Colin Rule is one of those people who don’t say too much because that don’t have to in order to prove to the world who they are and what it is they do. He kindly linked me to his blog today and in the email informing me of it, had this to say about some comments of mine on violence and games:
I disagree with you on the games, though. I think violence in games is pure fantasy for most players, as connected to real life violence as violence in books, film, and TV. Which is as old as literature itself.
Actually Colin, I don’t disagree with you at all. My post here, which I think is what Colin is referring to, and the comments it generated, if anything proved that the jury is still out on the linkages (if any) between simulated violence in PC games and real life violence and conflict.
However, it is a fact that in early 2005, a Chinese gamer killed a fellow gamer over something that only existed in the online world of a game they were both playing at the time. Now that’s an interesting development – the first I know of the first degree murder of an individual over something that didn’t really exist.
As I ask in my paper on the future of ODR, written for the 4th UN ODR Conference held recently in Cairo, Egypt:
What if communal violence from the real world spills over into flaming and hate between and within communities in Second Life, or vice-versa?
The game I refer to here called Second Life is increasingly becoming a playground for experiments on how the real and virtual worlds interact. Business models and entire lives are lived out on Second Life. My interest is in this new generation of ‘games’ or virtual reality and what impact they can / will have on real life.

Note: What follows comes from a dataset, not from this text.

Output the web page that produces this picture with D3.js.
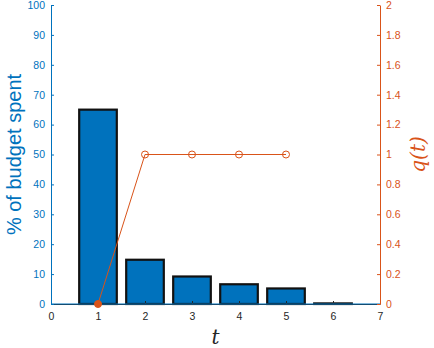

Colin importantly points to the larger debate that informs our appreciation of these new developments in his post here:
There are websites devoted to inventorying and criticizing violent acts on film, as if each episode was glorifying violence in the abstract. In fact, all violence in movies is simulated, and much of it is presented critically. Even Shakespeare used violence extensively throughout his plays. As Amanda Mabillard explains it, “Elizabethan and Jacobean audiences reveled in shocking drama… some of Shakespeare’s most violent plays were by far his most popular during his lifetime… Hamlet’s father is poisoned with a potion so potent that it immediately causes bubbling scabs on his body; King Duncan is lured to Macbeth’s castle to be slaughtered in his bed, and so on.” But Shakespeare was not out to glorify violence. His plays are far more subtle and nuanced than that literal interpretation might indicate.
I still maintain however that what Second Life and games like it offer in terms of complexity and real / virtual world interplays is far more complex and textured than the traditional study of games such as Doom III and their impact on real life.
As I’ve called for earlier, it would be interesting to take games such as Second Life, or more specifically, their gaming engines, and create new games that are vernacular driven online world which engage grassroots stakeholders, from community IT centres around the world, to participate and virtually enact real world scenarios so as to gain a better understanding of the complexity of conflict transformation.
Such exercises are already on the ascendant – see for instance the Virtual Peer Mediation experiment using Second Life.
My interest is to take these from fringe activities to mainstream theory and practice – to develop sophisticated gaming systems that contribute to future scenario planning exercises, help build local capacities for peacebuilding and strengthen knowledge and awareness of conflict resolution in classrooms of the next generation of peacebuilders.